SHORT PROBLEM ▸
Below are some records; quote exactly the lines from the one that contains "Rebuild this chart" through the one that contains "3.21, 3.18, null];", inclusive, and no others.

· · · · ·

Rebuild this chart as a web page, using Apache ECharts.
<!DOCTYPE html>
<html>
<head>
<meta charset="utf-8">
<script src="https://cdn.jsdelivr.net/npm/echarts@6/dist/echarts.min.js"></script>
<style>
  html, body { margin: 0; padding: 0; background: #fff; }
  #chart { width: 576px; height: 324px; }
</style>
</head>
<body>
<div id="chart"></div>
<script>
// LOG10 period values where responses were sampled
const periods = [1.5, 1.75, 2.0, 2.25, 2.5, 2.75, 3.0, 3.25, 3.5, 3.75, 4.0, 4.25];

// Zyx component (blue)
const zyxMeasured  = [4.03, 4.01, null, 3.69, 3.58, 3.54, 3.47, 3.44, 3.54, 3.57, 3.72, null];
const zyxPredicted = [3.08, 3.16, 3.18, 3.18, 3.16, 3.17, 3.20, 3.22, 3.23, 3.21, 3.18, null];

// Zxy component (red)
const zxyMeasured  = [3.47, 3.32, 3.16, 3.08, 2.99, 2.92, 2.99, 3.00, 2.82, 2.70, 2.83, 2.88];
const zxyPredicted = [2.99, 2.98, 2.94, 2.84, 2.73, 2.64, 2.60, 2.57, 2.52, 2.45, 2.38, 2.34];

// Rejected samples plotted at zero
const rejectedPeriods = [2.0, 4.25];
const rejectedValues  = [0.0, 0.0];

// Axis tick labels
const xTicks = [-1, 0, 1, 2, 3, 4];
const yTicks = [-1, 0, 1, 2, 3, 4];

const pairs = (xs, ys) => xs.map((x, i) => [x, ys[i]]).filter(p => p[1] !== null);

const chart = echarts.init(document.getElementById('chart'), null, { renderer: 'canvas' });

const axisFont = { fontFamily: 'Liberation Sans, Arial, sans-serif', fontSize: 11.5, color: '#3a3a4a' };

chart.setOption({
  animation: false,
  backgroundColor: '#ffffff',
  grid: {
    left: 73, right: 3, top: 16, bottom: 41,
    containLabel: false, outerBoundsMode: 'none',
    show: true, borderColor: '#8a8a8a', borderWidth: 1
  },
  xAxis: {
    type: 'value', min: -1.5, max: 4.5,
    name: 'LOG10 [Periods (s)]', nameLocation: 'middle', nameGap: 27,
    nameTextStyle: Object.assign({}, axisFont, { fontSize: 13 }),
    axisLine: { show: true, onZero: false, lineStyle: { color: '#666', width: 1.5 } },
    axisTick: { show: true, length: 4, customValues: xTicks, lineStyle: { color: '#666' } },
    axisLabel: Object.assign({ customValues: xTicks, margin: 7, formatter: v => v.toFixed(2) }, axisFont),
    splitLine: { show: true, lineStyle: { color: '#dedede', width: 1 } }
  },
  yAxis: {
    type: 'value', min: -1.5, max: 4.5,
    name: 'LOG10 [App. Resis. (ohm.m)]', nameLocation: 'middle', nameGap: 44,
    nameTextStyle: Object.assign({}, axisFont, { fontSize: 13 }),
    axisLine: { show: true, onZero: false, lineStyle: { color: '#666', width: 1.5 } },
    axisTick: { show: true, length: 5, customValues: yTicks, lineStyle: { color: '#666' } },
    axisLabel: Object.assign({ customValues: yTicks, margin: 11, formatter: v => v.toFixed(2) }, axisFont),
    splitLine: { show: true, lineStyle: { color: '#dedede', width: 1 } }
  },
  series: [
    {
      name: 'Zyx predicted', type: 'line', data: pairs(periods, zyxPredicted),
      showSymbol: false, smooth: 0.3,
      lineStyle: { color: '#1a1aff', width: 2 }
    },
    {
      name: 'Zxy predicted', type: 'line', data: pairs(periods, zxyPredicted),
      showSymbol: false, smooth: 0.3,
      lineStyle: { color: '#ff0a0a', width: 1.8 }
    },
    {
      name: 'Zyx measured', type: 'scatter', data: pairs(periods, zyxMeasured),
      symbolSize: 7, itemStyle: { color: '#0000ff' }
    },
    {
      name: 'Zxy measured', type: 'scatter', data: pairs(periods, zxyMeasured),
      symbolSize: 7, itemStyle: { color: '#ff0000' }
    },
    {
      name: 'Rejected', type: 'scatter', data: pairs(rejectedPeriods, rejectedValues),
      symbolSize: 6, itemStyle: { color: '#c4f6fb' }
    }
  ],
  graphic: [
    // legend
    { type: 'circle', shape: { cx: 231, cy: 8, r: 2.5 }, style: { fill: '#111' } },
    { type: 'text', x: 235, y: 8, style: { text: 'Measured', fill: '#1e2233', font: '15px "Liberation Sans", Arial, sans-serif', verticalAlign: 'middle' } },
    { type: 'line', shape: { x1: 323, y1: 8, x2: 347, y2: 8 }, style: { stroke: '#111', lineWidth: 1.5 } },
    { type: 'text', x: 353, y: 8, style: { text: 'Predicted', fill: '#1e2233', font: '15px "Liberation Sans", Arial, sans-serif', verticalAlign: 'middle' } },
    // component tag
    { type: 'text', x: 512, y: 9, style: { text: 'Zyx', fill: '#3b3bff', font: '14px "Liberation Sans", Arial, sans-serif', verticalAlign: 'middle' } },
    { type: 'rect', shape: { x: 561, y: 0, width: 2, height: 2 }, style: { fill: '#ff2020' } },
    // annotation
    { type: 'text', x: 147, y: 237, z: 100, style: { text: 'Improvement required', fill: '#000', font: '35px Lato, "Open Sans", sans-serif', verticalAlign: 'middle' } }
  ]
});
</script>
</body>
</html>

· · · · ·

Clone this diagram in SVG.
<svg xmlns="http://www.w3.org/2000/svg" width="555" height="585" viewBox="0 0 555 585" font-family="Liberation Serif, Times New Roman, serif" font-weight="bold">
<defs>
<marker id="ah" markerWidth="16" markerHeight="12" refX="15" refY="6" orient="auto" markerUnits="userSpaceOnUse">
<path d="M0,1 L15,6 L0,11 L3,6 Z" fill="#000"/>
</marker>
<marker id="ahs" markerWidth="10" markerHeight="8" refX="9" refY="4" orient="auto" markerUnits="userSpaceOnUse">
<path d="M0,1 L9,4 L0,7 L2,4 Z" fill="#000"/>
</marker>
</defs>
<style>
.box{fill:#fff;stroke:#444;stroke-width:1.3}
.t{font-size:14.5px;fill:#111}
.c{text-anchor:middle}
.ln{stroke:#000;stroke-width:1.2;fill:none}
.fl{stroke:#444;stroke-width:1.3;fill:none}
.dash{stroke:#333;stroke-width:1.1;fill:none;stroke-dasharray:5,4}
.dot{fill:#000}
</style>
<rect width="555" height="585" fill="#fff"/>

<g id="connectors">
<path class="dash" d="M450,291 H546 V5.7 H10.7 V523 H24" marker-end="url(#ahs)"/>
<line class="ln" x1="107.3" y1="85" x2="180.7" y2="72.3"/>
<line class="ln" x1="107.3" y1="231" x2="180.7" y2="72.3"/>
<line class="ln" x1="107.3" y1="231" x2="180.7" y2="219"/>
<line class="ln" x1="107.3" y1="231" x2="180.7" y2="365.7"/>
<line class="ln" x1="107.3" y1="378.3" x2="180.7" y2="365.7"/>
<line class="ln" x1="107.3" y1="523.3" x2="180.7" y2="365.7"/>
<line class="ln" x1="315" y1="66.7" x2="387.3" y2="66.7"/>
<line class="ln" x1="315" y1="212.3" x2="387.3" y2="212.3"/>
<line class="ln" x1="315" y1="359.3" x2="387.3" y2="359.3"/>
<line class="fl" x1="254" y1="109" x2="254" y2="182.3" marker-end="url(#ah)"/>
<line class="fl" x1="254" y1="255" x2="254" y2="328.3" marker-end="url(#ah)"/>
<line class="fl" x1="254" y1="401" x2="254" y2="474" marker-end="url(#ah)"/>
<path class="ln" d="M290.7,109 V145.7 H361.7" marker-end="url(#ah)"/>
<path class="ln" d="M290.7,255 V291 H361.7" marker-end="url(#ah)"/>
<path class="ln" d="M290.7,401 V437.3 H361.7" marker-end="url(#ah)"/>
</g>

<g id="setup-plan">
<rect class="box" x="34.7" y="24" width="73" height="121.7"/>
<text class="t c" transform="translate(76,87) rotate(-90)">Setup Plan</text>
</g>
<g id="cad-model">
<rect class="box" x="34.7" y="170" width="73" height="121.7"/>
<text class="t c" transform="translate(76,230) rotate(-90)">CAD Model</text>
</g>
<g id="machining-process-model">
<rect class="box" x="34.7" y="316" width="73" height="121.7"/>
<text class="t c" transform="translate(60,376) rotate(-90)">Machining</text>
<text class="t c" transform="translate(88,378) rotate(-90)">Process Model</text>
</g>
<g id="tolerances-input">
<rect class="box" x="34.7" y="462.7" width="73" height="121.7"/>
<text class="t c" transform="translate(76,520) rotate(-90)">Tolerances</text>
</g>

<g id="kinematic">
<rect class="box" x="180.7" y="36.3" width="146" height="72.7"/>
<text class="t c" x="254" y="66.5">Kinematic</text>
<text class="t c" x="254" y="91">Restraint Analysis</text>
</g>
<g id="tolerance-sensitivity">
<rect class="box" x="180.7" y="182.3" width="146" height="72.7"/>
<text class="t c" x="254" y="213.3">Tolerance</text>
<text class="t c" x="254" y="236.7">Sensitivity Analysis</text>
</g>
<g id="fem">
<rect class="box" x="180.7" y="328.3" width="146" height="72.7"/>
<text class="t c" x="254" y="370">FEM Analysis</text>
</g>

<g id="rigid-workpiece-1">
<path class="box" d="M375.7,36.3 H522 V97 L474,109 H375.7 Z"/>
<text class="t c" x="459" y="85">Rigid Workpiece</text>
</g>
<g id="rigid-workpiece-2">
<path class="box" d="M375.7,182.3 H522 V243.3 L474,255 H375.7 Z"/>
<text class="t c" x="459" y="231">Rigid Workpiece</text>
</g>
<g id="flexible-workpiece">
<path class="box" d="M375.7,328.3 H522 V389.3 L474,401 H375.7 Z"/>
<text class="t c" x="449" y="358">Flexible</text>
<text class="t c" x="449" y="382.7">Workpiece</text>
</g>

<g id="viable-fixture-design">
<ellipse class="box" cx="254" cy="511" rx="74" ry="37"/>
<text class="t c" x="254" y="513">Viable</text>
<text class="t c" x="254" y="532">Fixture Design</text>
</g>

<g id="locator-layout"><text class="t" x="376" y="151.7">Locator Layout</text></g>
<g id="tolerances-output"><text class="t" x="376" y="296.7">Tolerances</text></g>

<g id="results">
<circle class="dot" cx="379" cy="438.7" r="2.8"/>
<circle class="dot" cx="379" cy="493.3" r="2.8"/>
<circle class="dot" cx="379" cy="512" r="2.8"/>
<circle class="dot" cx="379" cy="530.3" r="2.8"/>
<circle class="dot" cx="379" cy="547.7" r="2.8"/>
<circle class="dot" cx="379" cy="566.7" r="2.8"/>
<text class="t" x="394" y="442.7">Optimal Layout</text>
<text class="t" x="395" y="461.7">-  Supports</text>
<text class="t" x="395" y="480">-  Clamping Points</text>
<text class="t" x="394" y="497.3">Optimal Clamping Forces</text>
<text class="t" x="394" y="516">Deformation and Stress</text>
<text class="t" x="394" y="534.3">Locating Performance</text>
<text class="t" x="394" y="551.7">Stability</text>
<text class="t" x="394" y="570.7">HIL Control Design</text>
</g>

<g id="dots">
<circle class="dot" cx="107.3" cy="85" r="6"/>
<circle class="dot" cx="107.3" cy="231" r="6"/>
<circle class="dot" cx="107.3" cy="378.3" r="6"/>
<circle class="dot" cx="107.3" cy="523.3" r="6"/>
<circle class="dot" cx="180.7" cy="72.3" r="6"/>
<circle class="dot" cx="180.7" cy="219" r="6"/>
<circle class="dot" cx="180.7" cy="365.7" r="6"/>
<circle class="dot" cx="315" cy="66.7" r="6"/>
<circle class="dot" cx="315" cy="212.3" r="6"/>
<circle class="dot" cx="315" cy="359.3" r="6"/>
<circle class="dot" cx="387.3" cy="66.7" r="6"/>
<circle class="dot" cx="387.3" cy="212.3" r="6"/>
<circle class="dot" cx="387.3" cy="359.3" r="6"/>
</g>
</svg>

· · · · ·

WRITTEN RESPONSE ▸
Rebuild this chart as a web page, using Apache ECharts.
<!DOCTYPE html>
<html>
<head>
<meta charset="utf-8">
<script src="https://cdn.jsdelivr.net/npm/echarts@6/dist/echarts.min.js"></script>
<style>
  html, body { margin: 0; padding: 0; background: #fff; }
  #chart { width: 576px; height: 324px; }
</style>
</head>
<body>
<div id="chart"></div>
<script>
// LOG10 period values where responses were sampled
const periods = [1.5, 1.75, 2.0, 2.25, 2.5, 2.75, 3.0, 3.25, 3.5, 3.75, 4.0, 4.25];

// Zyx component (blue)
const zyxMeasured  = [4.03, 4.01, null, 3.69, 3.58, 3.54, 3.47, 3.44, 3.54, 3.57, 3.72, null];
const zyxPredicted = [3.08, 3.16, 3.18, 3.18, 3.16, 3.17, 3.20, 3.22, 3.23, 3.21, 3.18, null];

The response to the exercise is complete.